* Problem to work on *
Set down the material below word for word, excluding the pictures.
****
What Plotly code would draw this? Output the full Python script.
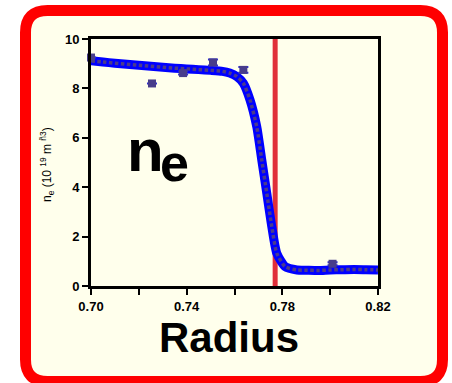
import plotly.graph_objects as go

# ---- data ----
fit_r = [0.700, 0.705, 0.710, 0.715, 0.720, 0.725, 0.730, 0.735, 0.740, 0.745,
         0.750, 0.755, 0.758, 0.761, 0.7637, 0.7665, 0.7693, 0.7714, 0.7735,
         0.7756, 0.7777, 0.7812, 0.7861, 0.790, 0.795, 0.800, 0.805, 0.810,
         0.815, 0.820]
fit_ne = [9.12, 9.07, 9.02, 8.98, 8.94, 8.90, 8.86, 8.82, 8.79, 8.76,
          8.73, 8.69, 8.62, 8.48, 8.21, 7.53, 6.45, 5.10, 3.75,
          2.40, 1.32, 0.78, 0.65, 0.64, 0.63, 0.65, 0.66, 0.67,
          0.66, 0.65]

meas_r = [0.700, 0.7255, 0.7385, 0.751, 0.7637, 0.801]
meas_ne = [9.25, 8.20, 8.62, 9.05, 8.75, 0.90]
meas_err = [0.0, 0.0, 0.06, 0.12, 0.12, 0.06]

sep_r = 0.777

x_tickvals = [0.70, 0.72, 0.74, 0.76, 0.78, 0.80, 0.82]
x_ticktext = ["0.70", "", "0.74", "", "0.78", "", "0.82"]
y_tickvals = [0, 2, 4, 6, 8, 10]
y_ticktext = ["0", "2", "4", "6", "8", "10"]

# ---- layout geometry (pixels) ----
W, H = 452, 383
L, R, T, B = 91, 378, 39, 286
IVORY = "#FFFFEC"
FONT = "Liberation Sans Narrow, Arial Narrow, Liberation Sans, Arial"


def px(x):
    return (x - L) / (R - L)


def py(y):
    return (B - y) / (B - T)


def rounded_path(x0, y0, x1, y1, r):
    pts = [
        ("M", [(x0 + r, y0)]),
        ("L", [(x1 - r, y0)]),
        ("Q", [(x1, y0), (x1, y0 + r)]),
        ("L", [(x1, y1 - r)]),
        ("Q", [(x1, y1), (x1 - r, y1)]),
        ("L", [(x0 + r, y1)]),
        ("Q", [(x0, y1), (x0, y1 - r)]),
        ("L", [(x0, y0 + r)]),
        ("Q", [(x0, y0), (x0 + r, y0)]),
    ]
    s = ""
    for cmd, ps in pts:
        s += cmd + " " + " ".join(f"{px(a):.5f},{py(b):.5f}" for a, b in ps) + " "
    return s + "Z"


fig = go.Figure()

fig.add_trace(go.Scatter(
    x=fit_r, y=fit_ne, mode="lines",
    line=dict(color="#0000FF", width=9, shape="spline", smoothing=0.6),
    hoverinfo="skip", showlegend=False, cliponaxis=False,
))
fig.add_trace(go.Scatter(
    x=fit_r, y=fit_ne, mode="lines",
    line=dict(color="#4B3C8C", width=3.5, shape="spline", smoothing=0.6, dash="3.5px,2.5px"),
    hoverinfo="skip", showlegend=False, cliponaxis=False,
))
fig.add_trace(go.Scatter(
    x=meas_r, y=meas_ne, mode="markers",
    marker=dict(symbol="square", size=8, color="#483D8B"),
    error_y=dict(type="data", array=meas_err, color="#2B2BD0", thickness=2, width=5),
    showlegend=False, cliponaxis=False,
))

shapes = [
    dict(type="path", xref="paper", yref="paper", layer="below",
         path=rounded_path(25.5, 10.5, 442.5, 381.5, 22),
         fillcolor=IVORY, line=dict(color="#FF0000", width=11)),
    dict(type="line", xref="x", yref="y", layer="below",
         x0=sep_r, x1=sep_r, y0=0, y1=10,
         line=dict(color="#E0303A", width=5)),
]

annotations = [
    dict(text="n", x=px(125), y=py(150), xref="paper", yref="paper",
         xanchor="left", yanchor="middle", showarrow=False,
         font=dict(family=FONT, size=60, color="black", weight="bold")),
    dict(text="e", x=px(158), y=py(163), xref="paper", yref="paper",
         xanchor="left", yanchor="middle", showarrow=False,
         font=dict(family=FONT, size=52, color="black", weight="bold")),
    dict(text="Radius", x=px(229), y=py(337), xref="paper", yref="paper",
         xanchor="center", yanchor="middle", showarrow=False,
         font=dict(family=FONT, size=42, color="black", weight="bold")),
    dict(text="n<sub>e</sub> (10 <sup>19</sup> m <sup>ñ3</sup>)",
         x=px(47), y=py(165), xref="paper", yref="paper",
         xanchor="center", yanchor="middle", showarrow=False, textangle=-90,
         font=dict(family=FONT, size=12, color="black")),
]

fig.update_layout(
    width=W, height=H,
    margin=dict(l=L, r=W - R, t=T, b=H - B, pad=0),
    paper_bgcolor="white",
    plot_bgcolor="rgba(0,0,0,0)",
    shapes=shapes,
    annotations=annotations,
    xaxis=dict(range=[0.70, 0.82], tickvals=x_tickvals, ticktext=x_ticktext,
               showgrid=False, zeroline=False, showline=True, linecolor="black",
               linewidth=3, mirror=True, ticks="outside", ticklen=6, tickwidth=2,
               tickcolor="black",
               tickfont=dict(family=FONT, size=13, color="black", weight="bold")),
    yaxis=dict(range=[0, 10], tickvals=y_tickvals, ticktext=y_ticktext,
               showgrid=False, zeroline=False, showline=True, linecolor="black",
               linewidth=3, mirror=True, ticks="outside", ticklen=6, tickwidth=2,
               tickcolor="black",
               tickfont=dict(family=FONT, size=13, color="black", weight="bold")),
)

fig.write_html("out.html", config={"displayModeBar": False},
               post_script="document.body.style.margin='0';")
****
* Final result *
What Plotly code would draw this? Output the full Python script.
import plotly.graph_objects as go

# ---- data ----
fit_r = [0.700, 0.705, 0.710, 0.715, 0.720, 0.725, 0.730, 0.735, 0.740, 0.745,
         0.750, 0.755, 0.758, 0.761, 0.7637, 0.7665, 0.7693, 0.7714, 0.7735,
         0.7756, 0.7777, 0.7812, 0.7861, 0.790, 0.795, 0.800, 0.805, 0.810,
         0.815, 0.820]
fit_ne = [9.12, 9.07, 9.02, 8.98, 8.94, 8.90, 8.86, 8.82, 8.79, 8.76,
          8.73, 8.69, 8.62, 8.48, 8.21, 7.53, 6.45, 5.10, 3.75,
          2.40, 1.32, 0.78, 0.65, 0.64, 0.63, 0.65, 0.66, 0.67,
          0.66, 0.65]

meas_r = [0.700, 0.7255, 0.7385, 0.751, 0.7637, 0.801]
meas_ne = [9.25, 8.20, 8.62, 9.05, 8.75, 0.90]
meas_err = [0.0, 0.0, 0.06, 0.12, 0.12, 0.06]

sep_r = 0.777

x_tickvals = [0.70, 0.72, 0.74, 0.76, 0.78, 0.80, 0.82]
x_ticktext = ["0.70", "", "0.74", "", "0.78", "", "0.82"]
y_tickvals = [0, 2, 4, 6, 8, 10]
y_ticktext = ["0", "2", "4", "6", "8", "10"]

# ---- layout geometry (pixels) ----
W, H = 452, 383
L, R, T, B = 91, 378, 39, 286
IVORY = "#FFFFEC"
FONT = "Liberation Sans Narrow, Arial Narrow, Liberation Sans, Arial"


def px(x):
    return (x - L) / (R - L)


def py(y):
    return (B - y) / (B - T)


def rounded_path(x0, y0, x1, y1, r):
    pts = [
        ("M", [(x0 + r, y0)]),
        ("L", [(x1 - r, y0)]),
        ("Q", [(x1, y0), (x1, y0 + r)]),
        ("L", [(x1, y1 - r)]),
        ("Q", [(x1, y1), (x1 - r, y1)]),
        ("L", [(x0 + r, y1)]),
        ("Q", [(x0, y1), (x0, y1 - r)]),
        ("L", [(x0, y0 + r)]),
        ("Q", [(x0, y0), (x0 + r, y0)]),
    ]
    s = ""
    for cmd, ps in pts:
        s += cmd + " " + " ".join(f"{px(a):.5f},{py(b):.5f}" for a, b in ps) + " "
    return s + "Z"


fig = go.Figure()

fig.add_trace(go.Scatter(
    x=fit_r, y=fit_ne, mode="lines",
    line=dict(color="#0000FF", width=9, shape="spline", smoothing=0.6),
    hoverinfo="skip", showlegend=False, cliponaxis=False,
))
fig.add_trace(go.Scatter(
    x=fit_r, y=fit_ne, mode="lines",
    line=dict(color="#4B3C8C", width=3.5, shape="spline", smoothing=0.6, dash="3.5px,2.5px"),
    hoverinfo="skip", showlegend=False, cliponaxis=False,
))
fig.add_trace(go.Scatter(
    x=meas_r, y=meas_ne, mode="markers",
    marker=dict(symbol="square", size=8, color="#483D8B"),
    error_y=dict(type="data", array=meas_err, color="#2B2BD0", thickness=2, width=5),
    showlegend=False, cliponaxis=False,
))

shapes = [
    dict(type="path", xref="paper", yref="paper", layer="below",
         path=rounded_path(25.5, 10.5, 442.5, 381.5, 22),
         fillcolor=IVORY, line=dict(color="#FF0000", width=11)),
    dict(type="line", xref="x", yref="y", layer="below",
         x0=sep_r, x1=sep_r, y0=0, y1=10,
         line=dict(color="#E0303A", width=5)),
]

annotations = [
    dict(text="n", x=px(125), y=py(150), xref="paper", yref="paper",
         xanchor="left", yanchor="middle", showarrow=False,
         font=dict(family=FONT, size=60, color="black", weight="bold")),
    dict(text="e", x=px(158), y=py(163), xref="paper", yref="paper",
         xanchor="left", yanchor="middle", showarrow=False,
         font=dict(family=FONT, size=52, color="black", weight="bold")),
    dict(text="Radius", x=px(229), y=py(337), xref="paper", yref="paper",
         xanchor="center", yanchor="middle", showarrow=False,
         font=dict(family=FONT, size=42, color="black", weight="bold")),
    dict(text="n<sub>e</sub> (10 <sup>19</sup> m <sup>ñ3</sup>)",
         x=px(47), y=py(165), xref="paper", yref="paper",
         xanchor="center", yanchor="middle", showarrow=False, textangle=-90,
         font=dict(family=FONT, size=12, color="black")),
]

fig.update_layout(
    width=W, height=H,
    margin=dict(l=L, r=W - R, t=T, b=H - B, pad=0),
    paper_bgcolor="white",
    plot_bgcolor="rgba(0,0,0,0)",
    shapes=shapes,
    annotations=annotations,
    xaxis=dict(range=[0.70, 0.82], tickvals=x_tickvals, ticktext=x_ticktext,
               showgrid=False, zeroline=False, showline=True, linecolor="black",
               linewidth=3, mirror=True, ticks="outside", ticklen=6, tickwidth=2,
               tickcolor="black",
               tickfont=dict(family=FONT, size=13, color="black", weight="bold")),
    yaxis=dict(range=[0, 10], tickvals=y_tickvals, ticktext=y_ticktext,
               showgrid=False, zeroline=False, showline=True, linecolor="black",
               linewidth=3, mirror=True, ticks="outside", ticklen=6, tickwidth=2,
               tickcolor="black",
               tickfont=dict(family=FONT, size=13, color="black", weight="bold")),
)

fig.write_html("out.html", config={"displayModeBar": False},
               post_script="document.body.style.margin='0';")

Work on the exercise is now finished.